§ Directions: Write the lines out exactly as they stand, from the one containing "Write the seaborn" through the one containing "9.12, 9.45, 9.62]", and only those. Omit pictures.

§ Task inputs:
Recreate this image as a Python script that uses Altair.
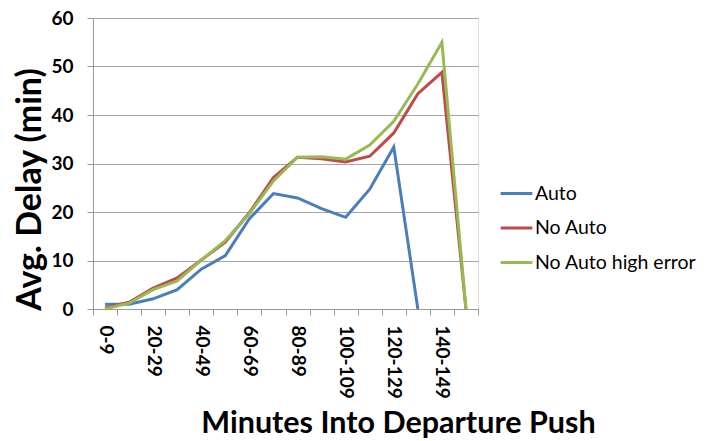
import altair as alt
import pandas as pd

categories = ["0-9", "10-19", "20-29", "30-39", "40-49", "50-59", "60-69", "70-79",
              "80-89", "90-99", "100-109", "110-119", "120-129", "130-139", "140-149", "150-159"]
auto = [1.0, 1.0, 2.1, 4.0, 8.2, 11.0, 18.6, 23.8, 22.9, 20.7, 18.9, 24.7, 33.4, 0.0, None, None]
no_auto = [0.2, 1.4, 4.3, 6.4, 10.1, 13.8, 19.9, 27.1, 31.3, 31.0, 30.3, 31.5, 36.3, 44.4, 48.8, 0.0]
no_auto_high = [0.0, 1.2, 4.0, 5.8, 10.1, 14.1, 19.7, 26.4, 31.3, 31.4, 30.9, 33.8, 38.7, 46.4, 55.0, 0.0]

series_names = ["Auto", "No Auto", "No Auto high error"]
series_colors = ["#4A7EBB", "#BE4B48", "#98B954"]

rows = []
for name, vals in zip(series_names, [auto, no_auto, no_auto_high]):
    for i, v in enumerate(vals):
        if v is not None:
            rows.append({"idx": i, "cat": categories[i], "series": name, "value": v})
df = pd.DataFrame(rows)

n = len(categories)
tick_vals = [i - 0.5 for i in range(n + 1)]
lab_arr = "[" + ",".join("'" + (c if i % 2 == 0 else "") + "'" for i, c in enumerate(categories)) + ",'']"
label_expr = f"{lab_arr}[round(datum.value + 0.5)]"

FONT = "Lato"

chart = alt.Chart(df).mark_line(strokeWidth=3).encode(
    x=alt.X("idx:Q", scale=alt.Scale(domain=[-0.5, n - 0.5], nice=False, zero=False),
            axis=alt.Axis(values=tick_vals, labelExpr=label_expr, labelAngle=90,
                          labelAlign="left", labelBaseline="middle", labelOffset=12,
                          labelPadding=10, labelFontSize=19, labelFontWeight="bold",
                          labelColor="black", labelFont=FONT, labelFlush=False,
                          labelOverlap=False, tickSize=6, tickColor="#999999",
                          domainColor="#999999", grid=False,
                          title="Minutes Into Departure Push", titleFont=FONT,
                          titleFontSize=30.5, titleFontWeight="bold", titleColor="black",
                          titleX=305, titleY=123, titleAlign="center",
                          titleBaseline="alphabetic")),
    y=alt.Y("value:Q", scale=alt.Scale(domain=[0, 60], nice=False),
            axis=alt.Axis(values=[0, 10, 20, 30, 40, 50, 60], grid=True,
                          gridColor="#A6A6A6", domainColor="#999999", tickColor="#999999",
                          tickSize=6, labelPadding=14, labelFontSize=19,
                          labelFontWeight="bold", labelColor="black", labelFont=FONT,
                          title="Avg. Delay  (min)", titleFont=FONT, titleFontSize=34,
                          titleFontWeight="bold", titleColor="black", titleAngle=270,
                          titleX=-53, titleY=171, titleAlign="center",
                          titleBaseline="alphabetic")),
    color=alt.Color("series:N",
                    scale=alt.Scale(domain=series_names, range=series_colors),
                    legend=alt.Legend(title=None, orient="none", legendX=406, legendY=158,
                                      symbolType="stroke", symbolSize=1000,
                                      symbolStrokeWidth=3, labelFontSize=19.5,
                                      labelFont=FONT, labelColor="black", labelOffset=1,
                                      labelLimit=0, rowPadding=7.5)),
).properties(
    width=385, height=291,
    autosize=alt.AutoSizeParams(type="none"),
    padding={"left": 85, "top": 10, "right": 220, "bottom": 132},
).configure_view(stroke=None).configure(background="white")

chart.save("out.html", embed_options={"renderer": "svg", "actions": False})
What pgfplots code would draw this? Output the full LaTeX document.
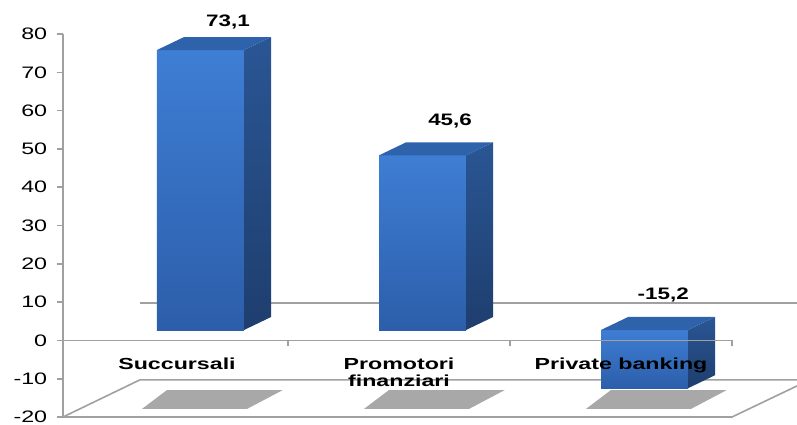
\documentclass[border=0pt]{standalone}
\usepackage{pgfplots}
\pgfplotsset{compat=1.18}
\usepackage{fontspec}
\setmainfont{Liberation Sans}
\definecolor{frontTop}{RGB}{62,126,212}
\definecolor{frontBot}{RGB}{44,94,170}
\definecolor{sideTop}{RGB}{42,86,148}
\definecolor{sideBot}{RGB}{30,62,110}
\definecolor{topFace}{RGB}{46,98,170}
\definecolor{axgray}{RGB}{160,160,160}
\definecolor{shadowgray}{RGB}{168,168,168}
\begin{document}
\begin{tikzpicture}[x=1pt,y=1pt]
\useasboundingbox (0,0) rectangle (398.5,212);
\clip (0,0) rectangle (398.5,212);
\begin{axis}[
  at={(31.5pt,3.5pt)}, anchor=south west,
  scale only axis, width=334.5pt, height=191.5pt,
  xmin=-0.5135, xmax=2.5, ymin=-20, ymax=80,
  clip=false, axis on top,
  axis x line=middle, axis y line=left,
  axis line style={-, draw=axgray, line width=0.8pt},
  ytick={-20,-10,...,80},
  xtick={0.5,1.5,2.5}, xticklabels={},
  extra x ticks={0,1,2},
  extra x tick labels={Succursali,{Promotori\\finanziari},Private banking},
  extra x tick style={major tick length=0pt,
    xticklabel style={font=\bfseries\fontsize{8}{8.5}\selectfont, align=center, xscale=1.45, text=black, yshift=-5pt}},
  tick style={draw=axgray, line width=0.8pt},
  major tick length=3pt,
  tick align=outside,
  /pgf/number format/assume math mode=true,
  yticklabel style={font=\fontsize{8.3}{10}\selectfont, xscale=1.4, text=black},
  bar3d/.style={xshift=11.75pt, yshift=5.2pt, draw=none, forget plot},
]
% floor
\addplot[draw=axgray, line width=0.8pt, forget plot] coordinates {(-0.5135,-20) (2.5,-20) (2.85,-10.3)};
\addplot[draw=axgray, line width=0.8pt, forget plot] coordinates {(-0.5135,-20) (-0.167,-10.3) (2.85,-10.3)};
% back wall line
\addplot[draw=axgray, line width=0.8pt, forget plot] coordinates {(-0.167,9.76) (2.85,9.76)};
% shadows
\addplot[fill=shadowgray, draw=none, forget plot] coordinates {(-0.158,-17.9) (0.315,-17.9) (0.477,-12.95) (-0.045,-12.95)};
\addplot[fill=shadowgray, draw=none, forget plot] coordinates {(0.842,-17.9) (1.315,-17.9) (1.477,-12.95) (0.955,-12.95)};
\addplot[fill=shadowgray, draw=none, forget plot] coordinates {(1.842,-17.9) (2.315,-17.9) (2.477,-12.95) (1.955,-12.95)};
% bar 1: Succursali 73.1
\addplot[ybar, bar width=43.5pt, bar shift=0pt, bar3d, top color=frontTop, bottom color=frontBot] coordinates {(0,73.1)};
\addplot[bar3d, top color=sideTop, bottom color=sideBot] coordinates {(0.196,0) (0.318,3.4) (0.318,76.5) (0.196,73.1)};
\addplot[bar3d, fill=topFace] coordinates {(-0.196,73.1) (0.196,73.1) (0.318,76.5) (-0.074,76.5)};
% bar 2: Promotori finanziari 45.6
\addplot[ybar, bar width=43.5pt, bar shift=0pt, bar3d, top color=frontTop, bottom color=frontBot] coordinates {(1,45.6)};
\addplot[bar3d, top color=sideTop, bottom color=sideBot] coordinates {(1.196,0) (1.318,3.4) (1.318,49) (1.196,45.6)};
\addplot[bar3d, fill=topFace] coordinates {(0.804,45.6) (1.196,45.6) (1.318,49) (0.926,49)};
% bar 3: Private banking -15.2
\addplot[ybar, bar width=43.5pt, bar shift=0pt, bar3d, top color=frontTop, bottom color=frontBot] coordinates {(2,-15.2)};
\addplot[bar3d, top color=sideTop, bottom color=sideBot] coordinates {(2.196,-15.2) (2.318,-11.8) (2.318,3.4) (2.196,0)};
\addplot[bar3d, fill=topFace] coordinates {(1.804,0) (2.196,0) (2.318,3.4) (1.926,3.4)};
% value labels
\addplot[draw=none, mark=none, point meta=explicit,
  nodes near coords={\pgfmathprintnumber[fixed,precision=1,fixed zerofill,use comma]{\pgfplotspointmeta}},
  every node near coord/.style={anchor=center, font=\bfseries\fontsize{8.3}{10}\selectfont, xscale=1.35, text=black}]
  coordinates {(0.23,83.1)[73.1] (1.23,57.3)[45.6] (2.19,11.9)[-15.2]};
\end{axis}
\end{tikzpicture}
\end{document}
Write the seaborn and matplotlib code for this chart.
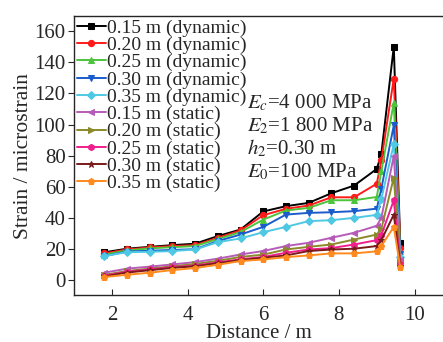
import numpy as np
import pandas as pd
import matplotlib
matplotlib.use("Agg")
import matplotlib.pyplot as plt
import seaborn as sns

distance = [1.8, 2.4, 3.0, 3.6, 4.2, 4.8, 5.4, 6.0, 6.6, 7.2, 7.8, 8.4, 9.0, 9.12, 9.45, 9.62]

labels = ["0.15 m (dynamic)", "0.20 m (dynamic)", "0.25 m (dynamic)", "0.30 m (dynamic)",
          "0.35 m (dynamic)", "0.15 m (static)", "0.20 m (static)", "0.25 m (static)",
          "0.30 m (static)", "0.35 m (static)"]

dyn_015 = [18, 20.3, 21.5, 22.6, 23.5, 28.4, 32.6, 44.2, 47.6, 49.7, 55.9, 60.8, 71.5, 81, 150, 24]
dyn_020 = [17.3, 19.8, 21.1, 22, 22.6, 27.3, 32, 41.8, 45.9, 48, 53.3, 53.3, 62, 77, 129.5, 21]
dyn_025 = [16.5, 19.2, 20.5, 21.3, 22, 26.5, 31, 39, 44.8, 46.5, 51.4, 51.4, 53.5, 70, 114, 19]
dyn_030 = [15.5, 18.5, 19, 19.5, 20, 25.2, 29.4, 34.3, 42.2, 43.3, 43.7, 44.4, 46, 58.8, 99.5, 17]
dyn_035 = [15.6, 18.1, 18.3, 18.8, 19.8, 24.5, 26.9, 30.9, 34.3, 38, 38.6, 40.1, 42, 52, 87.5, 15]
sta_015 = [4.9, 7.5, 8.8, 10.2, 11.7, 13.9, 16.6, 18.8, 22, 24.1, 27.3, 30.5, 35, 40, 80, 13]
sta_020 = [3.5, 6, 7.5, 9, 10.5, 12.5, 15, 16.5, 19.8, 21.5, 23, 26.2, 29.4, 33, 66, 12]
sta_025 = [3, 5.5, 7, 8.5, 9.5, 11.5, 13.5, 15, 17.7, 19.8, 20.7, 23, 25.8, 29, 51.4, 10.5]
sta_030 = [2.5, 5, 6.5, 8, 9, 11, 13, 14.5, 16, 18.8, 19.8, 20.3, 22, 25.8, 42.2, 9.5]
sta_035 = [2.1, 3.6, 4.9, 6.6, 7.9, 10, 12.4, 13.4, 14.9, 16, 17.3, 17.3, 18.6, 22, 34.3, 8.5]

series = [dyn_015, dyn_020, dyn_025, dyn_030, dyn_035,
          sta_015, sta_020, sta_025, sta_030, sta_035]

colors = ["#000000", "#ff1a1a", "#4cc43c", "#1a5ccc", "#4fc8e4",
          "#b65cb8", "#8a8a2a", "#f01e8c", "#7a1a1a", "#ff8a1e"]
markers = ["s", "o", "^", "v", "D", "<", ">", "h", "*", "p"]

rows = []
for lab, vals in zip(labels, series):
    for xv, yv in zip(distance, vals):
        rows.append({"Distance": xv, "Strain": yv, "Series": lab})
df = pd.DataFrame(rows)

sns.set_style("ticks")
plt.rcParams["font.family"] = ["Liberation Serif", "DejaVu Serif"]
plt.rcParams["mathtext.fontset"] = "stix"

fig = plt.figure(figsize=(4.43, 3.42), dpi=100)
ax = fig.add_axes([0.167, 0.137, 0.833, 0.816])

sns.lineplot(data=df, x="Distance", y="Strain", hue="Series", style="Series",
             hue_order=labels, style_order=labels,
             palette=dict(zip(labels, colors)), markers=dict(zip(labels, markers)),
             dashes=False, estimator=None, sort=False, ax=ax,
             linewidth=1.4, markersize=4.5)

for line, c in zip(ax.get_lines(), colors):
    line.set_markeredgecolor(c)
    line.set_markerfacecolor(c)

handles, labs = ax.get_legend_handles_labels()
for h, c in zip(handles, colors):
    h.set_markeredgecolor(c)
    h.set_markerfacecolor(c)
ax.legend(handles, labs, loc="upper left", frameon=False, fontsize=14,
          labelspacing=-0.02, handlelength=1.5, handletextpad=0.05,
          borderaxespad=0.1, borderpad=0.05, bbox_to_anchor=(0.0, 1.0))

ax.set_xlim(1.0, 10.75)
ax.set_ylim(-9.5, 169.6)
ax.set_xticks([2, 4, 6, 8, 10])
ax.set_yticks([0, 20, 40, 60, 80, 100, 120, 140, 160])
ax.tick_params(axis="y", direction="out", length=4, labelsize=15, pad=2)
ax.tick_params(axis="x", direction="in", length=4, labelsize=15, pad=8)
ax.spines["right"].set_visible(False)
for s in ["left", "bottom", "top"]:
    ax.spines[s].set_linewidth(1.0)
ax.set_xlabel("Distance / m", fontsize=15, labelpad=-1)
ax.set_ylabel("Strain / microstrain", fontsize=15.5, labelpad=1)

txt_kw = dict(transform=ax.transAxes, fontsize=15, ha="left", va="center")
ax.text(0.47, 0.69, r"$E_c$=4 000 MPa", **txt_kw)
ax.text(0.47, 0.607, r"$E_\mathrm{2}$=1 800 MPa", **txt_kw)
ax.text(0.47, 0.525, r"$h_\mathrm{2}$=0.30 m", **txt_kw)
ax.text(0.47, 0.44, r"$E_\mathrm{0}$=100 MPa", **txt_kw)

fig.savefig("out.png", dpi=100)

§ Final result:
Write the seaborn and matplotlib code for this chart.
import numpy as np
import pandas as pd
import matplotlib
matplotlib.use("Agg")
import matplotlib.pyplot as plt
import seaborn as sns

distance = [1.8, 2.4, 3.0, 3.6, 4.2, 4.8, 5.4, 6.0, 6.6, 7.2, 7.8, 8.4, 9.0, 9.12, 9.45, 9.62]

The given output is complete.